Advancements in anti-rejection drugs that have fewer severe side effects, longer survival rates for pediatric and adult heart transplant patients, and new devices are a few of the steps forward in treating patients with coronary heart disease and other defects. Many of the advancements are taking place at institutions like Miami-Dade’s Jackson Memorial Hospital and University of Miami, and Broward County’s Memorial Healthcare and the Cleveland Clinic.
“The best of all worlds is when we put in a heart transplant, or any organ, and some way induce the body to accept that organ without anti-rejection medications. That is the holy grail of transplantation and is something we have been working on for years, including myself in the research area, and we see the end of the tunnel now,” said Dr. Si Pham, chief of the Division of Heart and Lung Transplantation at the University of Miami Miller School of Medicine.
Heart transplantation, first performed successfully on an adult by South African cardiac surgeon Christiaan Barnard in 1967, gained traction in the 1980s. The United States leads the world in number of transplants performed — about 2,000 or more per year, according to the International Society of Heart & Lung Transplantation (ISHLT). But the procedures aren’t rising significantly because donors with suitable hearts remain in limited supply.
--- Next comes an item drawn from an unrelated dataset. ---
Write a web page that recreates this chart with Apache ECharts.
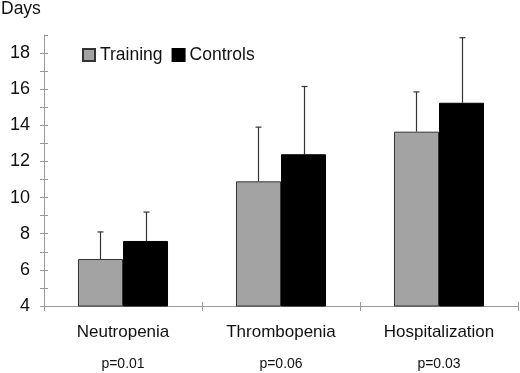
<!DOCTYPE html>
<html>
<head>
<meta charset="utf-8">
<script src="https://cdn.jsdelivr.net/npm/echarts@6/dist/echarts.min.js"></script>
<style>html,body{margin:0;padding:0;background:#fff}#c{width:520px;height:373px}</style>
</head>
<body>
<div id="c"></div>
<script>
var categories = ['Neutropenia', 'Thrombopenia', 'Hospitalization'];
var pValues = ['p=0.01', 'p=0.06', 'p=0.03'];
var trainingMean = [6.6, 10.9, 13.65];
var trainingUpper = [8.1, 13.9, 15.85];
var controlsMean = [7.6, 12.4, 15.25];
var controlsUpper = [9.2, 16.15, 18.85];
var seriesNames = ['Training', 'Controls'];
var yAxisName = 'Days';

var BAR_FRAC = 0.285;
var FONT = 'Liberation Sans, Arial, sans-serif';
var AXIS_COLOR = '#9a9a9a';

function errData(mean, upper) {
  return mean.map(function (m, i) { return [i, m, upper[i]]; });
}
function errSeries(name, mean, upper, sign) {
  return {
    type: 'custom', name: name + ' SD', xAxisIndex: 0, yAxisIndex: 0, z: 5,
    data: errData(mean, upper),
    renderItem: function (params, api) {
      var idx = api.value(0);
      var base = api.coord([idx, api.value(1)]);
      var top = api.coord([idx, api.value(2)]);
      var band = api.size([1, 0])[0];
      var x = Math.round(base[0] + sign * band * BAR_FRAC / 2) + 0.5;
      var st = { stroke: '#333', lineWidth: 1.2 };
      return { type: 'group', children: [
        { type: 'line', shape: { x1: x, y1: base[1], x2: x, y2: top[1] }, style: st },
        { type: 'line', shape: { x1: x - 3, y1: top[1], x2: x + 3, y2: top[1] }, style: st }
      ]};
    }
  };
}

var chart = echarts.init(document.getElementById('c'));
chart.setOption({
  animation: false,
  backgroundColor: '#fff',
  textStyle: { fontFamily: FONT, color: '#111' },
  title: { text: yAxisName, left: 1, top: 0, padding: 0,
    textStyle: { fontSize: 17.5, fontWeight: 'normal', color: '#111', fontFamily: FONT } },
  legend: {
    data: seriesNames, left: 82, top: 46, padding: 0, itemWidth: 12, itemHeight: 12, itemGap: 9,
    icon: 'rect', textStyle: { fontSize: 17.5, color: '#111', fontFamily: FONT, padding: [0, 0, 0, 0] }
  },
  grid: { left: 44, right: 2, top: 35, bottom: 67 },
  xAxis: [{
    type: 'category', data: categories, boundaryGap: true,
    axisLine: { lineStyle: { color: AXIS_COLOR, width: 1 } },
    axisTick: { show: true, inside: false, length: 5, lineStyle: { color: AXIS_COLOR } },
    axisLabel: { margin: 18, fontSize: 17, color: '#111', fontFamily: FONT }
  }, {
    type: 'category', data: categories, position: 'bottom', boundaryGap: true,
    axisLine: { show: false },
    axisTick: { show: true, inside: true, length: 4, lineStyle: { color: AXIS_COLOR } },
    axisLabel: { margin: 51, fontSize: 14, color: '#111', fontFamily: FONT,
      formatter: function (v, i) { return pValues[i]; } }
  }],
  yAxis: [{
    type: 'value', min: 4, max: 19, interval: 1,
    splitLine: { show: false },
    axisLine: { show: true, lineStyle: { color: AXIS_COLOR } },
    axisTick: { show: true, inside: false, length: 4, lineStyle: { color: AXIS_COLOR } },
    axisLabel: { margin: 14, fontSize: 18, color: '#111', fontFamily: FONT, showMaxLabel: false,
      formatter: function (v) { return v % 2 === 0 && v < 19 ? String(v) : ''; } }
  }, {
    type: 'value', min: 4, max: 19, interval: 1, position: 'left',
    splitLine: { show: false },
    axisLine: { show: false },
    axisTick: { show: true, inside: true, length: 4, lineStyle: { color: AXIS_COLOR } },
    axisLabel: { show: false }
  }],
  series: [{
    name: seriesNames[0], type: 'bar', data: trainingMean, barWidth: (BAR_FRAC * 100) + '%', barGap: '0%',
    itemStyle: { color: '#a3a3a3', borderColor: '#333', borderWidth: 1 }
  }, {
    name: seriesNames[1], type: 'bar', data: controlsMean, barWidth: (BAR_FRAC * 100) + '%', barGap: '0%',
    itemStyle: { color: '#000', borderColor: '#000', borderWidth: 1 }
  },
  errSeries(seriesNames[0], trainingMean, trainingUpper, -1),
  errSeries(seriesNames[1], controlsMean, controlsUpper, 1)
  ]
});
</script>
</body>
</html>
Jackson began performing heart transplants in 1984 and performs 27 to 30 annually.
“The reasons for the small numbers are that in our society heart disease is quite prevalent,” Pham said. “Even a 70-year-old can donate a kidney or liver, but not a heart because of coronary heart disease. Most of our donors come from a limited pool of younger donors who don’t have heart disease.”
Memorial Regional’s Joe DiMaggio Children’s Hospital performed its first heart transplant in December 2010 and has transplanted eight since, said Dr. Maryanne Chrisant, medical director of the heart transplant and cardiomyopathy programs. “Cardiac transplantation is still regarded as not experimental but certainly more extreme care, and it may not be the right therapy for everyone or every family,” she said.
The average waiting period for a patient to receive a new heart is about two to three months, Chrisant said, but the wait can extend to six months or more.
Chrisant cited figures on the half-life for patients who have received heart transplants — meaning how long the transplanted heart will function properly before requiring another transplant. For infants, it’s about 19 years; for children 17 and under, about 16 years.
“These are kids who would have died without transplants and it doesn’t mean they will wake up in 12 years and the heart will conk out. It means folks receiving heart transplants should ‘take heart’ because there’s an opportunity to have a relatively normal life span.”
For adults, a new heart will last about about 13 years but varies. “If they are obese or diabetic, it’s likely — even post-transplant — they will have some issues. Put in context, kids are pretty good about living purely and not having bad habits. There is the potential to need another heart and we counsel parents about that and tell them about all the risks.”